# VQSR error: "The provided VCF file is malformed at... "

Posts: 4

I am seeing this error on single human WGS sample -

The provided VCF file is malformed at approximately line number "x": there are 557 genotypes while the header requires that 1525 genotypes be present for all records

Interestingly, when I run VQSR as part of the same pipeline on the same sample consecutive times, the "x" changes to different line numbers each time. I was wondering if someone could explain the meaning of the error message more?

Hi Gareth, have you tried validating your VCF (with vcftools)? And can you tell me if your VCF was produced directly by GATK or if it was modified in any way by other tools?

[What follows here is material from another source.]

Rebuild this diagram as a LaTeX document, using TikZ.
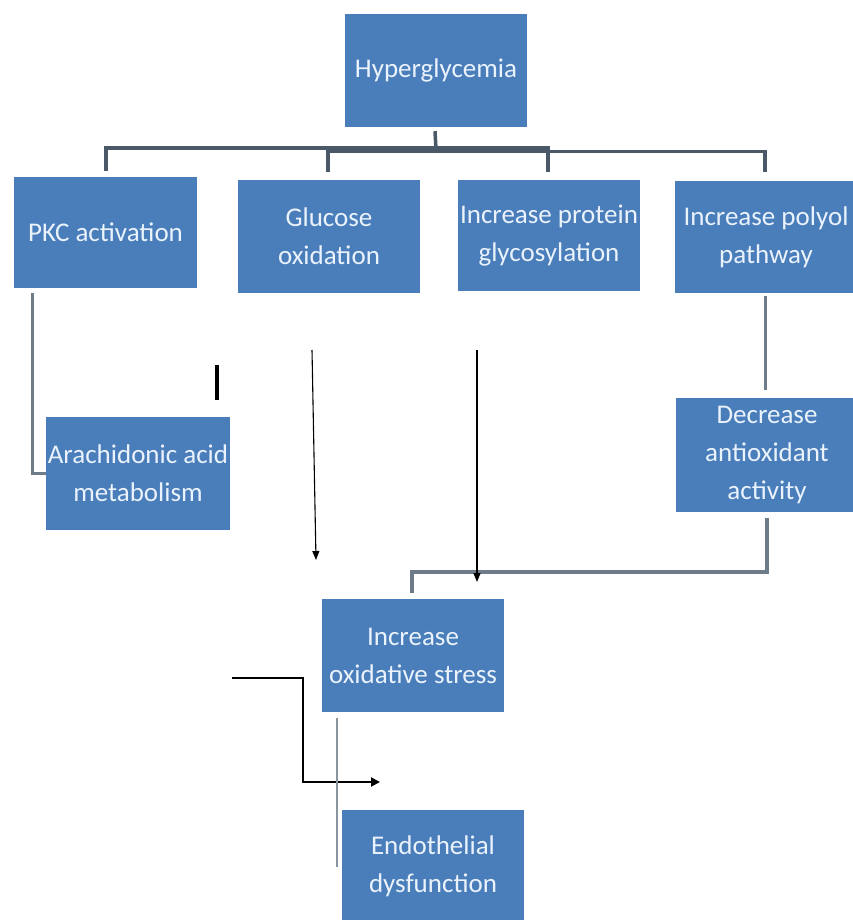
\documentclass[tikz,border=0pt]{standalone}
\usepackage{fontspec}
\setmainfont{Carlito}
\usetikzlibrary{arrows.meta,calc}
\definecolor{boxblue}{HTML}{4A7EBB}
\definecolor{boxtext}{HTML}{EAF2FB}
\definecolor{treeline}{HTML}{4A5868}
\definecolor{grayline}{HTML}{6E7C8A}
\definecolor{thingray}{HTML}{8A949E}
\begin{document}
\begin{tikzpicture}[x=1pt,y=-1pt,
  bluebox/.style={rectangle,fill=boxblue,text=boxtext,inner sep=0pt,
    minimum width=182pt,minimum height=113pt,align=center,
    font=\fontsize{27}{38}\selectfont},
  treelink/.style={draw=treeline,line width=3.5pt},
  graylink/.style={draw=grayline,line width=3pt},
  blackarrow/.style={draw=black,line width=1.1pt,-{Triangle[length=9pt,width=7pt]}},
  bentarrow/.style={draw=black,line width=2pt,-{Triangle[length=9pt,width=9pt]}}
]
\useasboundingbox[fill=white] (0,0) rectangle (852,920);

% boxes
\node[bluebox] (hyper) at (436,70.5) {Hyperglycemia};
\node[bluebox,minimum width=183pt,minimum height=111pt] (pkc) at (105.5,232.5) {PKC activation};
\node[bluebox] (glu) at (329,236.5) {Glucose\\oxidation};
\node[bluebox,minimum height=111pt] (prot) at (549,235.5) {Increase protein\\glycosylation};
\node[bluebox,minimum height=112pt] (poly) at (766,237) {Increase polyol\\pathway};
\node[bluebox,minimum width=184pt] (arach) at (138,473.5) {Arachidonic acid\\metabolism};
\node[bluebox,minimum height=114pt] (decr) at (767,455) {Decrease\\antioxidant\\activity};
\node[bluebox] (oxid) at (413,655.5) {Increase\\oxidative stress};
\node[bluebox,minimum height=112pt] (endo) at (433,866) {Endothelial\\dysfunction};

% tree from Hyperglycemia
\coordinate (stemtop) at ($(hyper.south)+(-1,4)$);
\coordinate (busA) at (436,149);
\coordinate (busAl) at (106,148);
\coordinate (busAr) at (548,148);
\coordinate (busBl) at (328,151.5);
\coordinate (busBr) at (765,151.5);
\draw[treelink] (stemtop) -- (busA);
\draw[treelink] ($(pkc.north)+(0.5,-6)$) -- (busAl) -- (busAr) -- ($(prot.north)+(-1,-8)$);
\draw[treelink] ($(glu.north)+(-1,-8)$) -- (busBl) -- (busBr) -- ($(poly.north)+(-1,-9)$);

% PKC -> Arachidonic
\coordinate (pkcdown) at (32,293);
\coordinate (pkcbend) at (32,473);
\draw[graylink] (pkcdown) -- (pkcbend) -- (pkcbend -| arach.west);

% Polyol -> Decrease
\draw[graylink] ($(poly.south)+(-1,3)$) -- ($(decr.north)+(-2,-8)$);

% Decrease -> Oxidative stress
\coordinate (decrdown) at ($(decr.south)+(0,6)$);
\coordinate (bracketR) at (767,572);
\coordinate (bracketL) at (412,572);
\draw[treelink,line width=3.5pt,draw=grayline] (decrdown) -- (bracketR) -- (bracketL) -- ($(oxid.north)+(-1,-6)$);

% thin black arrows
\coordinate (gluarrow) at (312,350);
\coordinate (glutip) at (316,560);
\draw[blackarrow] (gluarrow) -- (glutip);
\coordinate (protarrow) at (477,350);
\coordinate (prottip) at (477,582);
\draw[blackarrow] (protarrow) -- (prottip);

% small black bar
\coordinate (barT) at (217,365);
\coordinate (barB) at (217,400);
\draw[black,line width=4pt] (barT) -- (barB);

% bent black arrow near Oxidative stress
\coordinate (bentS) at (232,678);
\coordinate (bent1) at (303,678);
\coordinate (bent2) at (303,782);
\coordinate (bentE) at (380,782);
\draw[bentarrow] (bentS) -- (bent1) -- (bent2) -- (bentE);

% thin gray line between Oxidative stress and Endothelial dysfunction
\coordinate (grayT) at (337,718);
\coordinate (grayB) at (337,867);
\draw[thingray,line width=1.8pt] (grayT) -- (grayB);
\end{tikzpicture}
\end{document}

Geraldine Van der Auwera, PhD

• Posts: 4

These VCFs were produced in combination with Picard AddorReplaceReadGroups and MarkDuplicates. While I try to get vcftools running, could you look at the warnings produced by GATK's ValidateVariants? Do you think this is a reason we are seeing the error?

WARN 16:38:37,627 ValidateVariants - ***** the Allele Count (AC) tag is incorrect for the record at position chr5:176515816, 1 vs. 1 *****
WARN 16:38:37,642 ValidateVariants - ***** the Allele Count (AC) tag is incorrect for the record at position chr5:177378571, 1 vs. 1 *****
WARN 16:38:37,723 ValidateVariants - ***** the Allele Count (AC) tag is incorrect for the record at position chr5:179853352, 1 vs. 1 *****
WARN 16:38:37,772 ValidateVariants - ***** the Allele Count (AC) tag is incorrect for the record at position chr6:910087, 1 vs. 1 *****

Might be a symptom, but not the cause... Can you tell me what version you're using and what are the successive command lines that were used in the pipeline?

Geraldine Van der Auwera, PhD

• Posts: 255 ✭✭✭

could you by chance be using this file "1000G_omni2.5.b37.vcf" in the 1.5/b37 GATK/resource bundle and running VariantRecalibrator? that file does contain 1525 samples...which kind of says to me that maybe your copy of this file is corrupted (thus why it is saying that it requires 1525 genotypes, but only finds 557 genotypes).

• Posts: 4

As for the command lines, here they are:

java -Xmx12g -jar {TOOLS}GATK/GenomeAnalysisTK.jar -R ucsc.hg19.fasta -T RealignerTargetCreator -I{BAM} -o ${BAM}.intervals; java -Xmx12g -jar${TOOLS}GATK/GenomeAnalysisTK.jar -I {BAM} -R ucsc.hg19.fasta -T IndelRealigner -targetIntervals{BAM}.intervals -o {BAM}.realigned.bam java -Xmx12g -jar{TOOLS}GATK/GenomeAnalysisTKLite.jar -T UnifiedGenotyper -nt 30 -I $1 -o$1.SNP.vcf -R /home/Pegasus5/HG01140/ucsc.hg19.fasta -glm SNP -metrics $1.SNP.metrics java -Xmx12g -jar${TOOLS}GATK/GenomeAnalysisTKLite.jar -T VariantRecalibrator -input 1.novoalign.merged.sorted.rg.dedup.bam.bam.realigned.bam.SNP.vcf -R /home/Pegasus5/HG01140/ucsc.hg19.fasta -resource:hapmap,known=false,training=true,truth=true,prior=15.0{HAPMAP} -resource:omni,known=false,training=true,truth=false,prior=12.0 ${KGP} -resource:dbsnp,known=true,training=false,truth=false,prior=8.0${DBSNP} -an QD -an HaplotypeScore -an MQRankSum -an ReadPosRankSum -an FS -an MQ -recalFile 1.novoalign.merged.sorted.rg.dedup.bam.bam.realigned.bam.SNP.vcf.recal -rscriptFile1.novoalign.merged.sorted.rg.dedup.bam.bam.realigned.bam.SNP.vcf.plots.R -tranchesFile \$1.novoalign.merged.sorted.rg.dedup.bam.bam.realigned.bam.SNP.vcf.tranches -nt 8

Where

HAPMAP="/home/Pegasus5/HG01140/hapmap_3.3.hg19.vcf";
DBSNP="/home/Pegasus5/HG01140/dbsnp_135.hg19.vcf.gz";
KGP="/home/Pegasus5/HG01140/1000G_omni2.5.hg19.vcf";

• Posts: 4

To follow up here : a re-downloaded 1000G_omni2.5.hg19.sites.vcf did the trick! I guess the old one we had was either partial or out of date? Thanks again for all the help.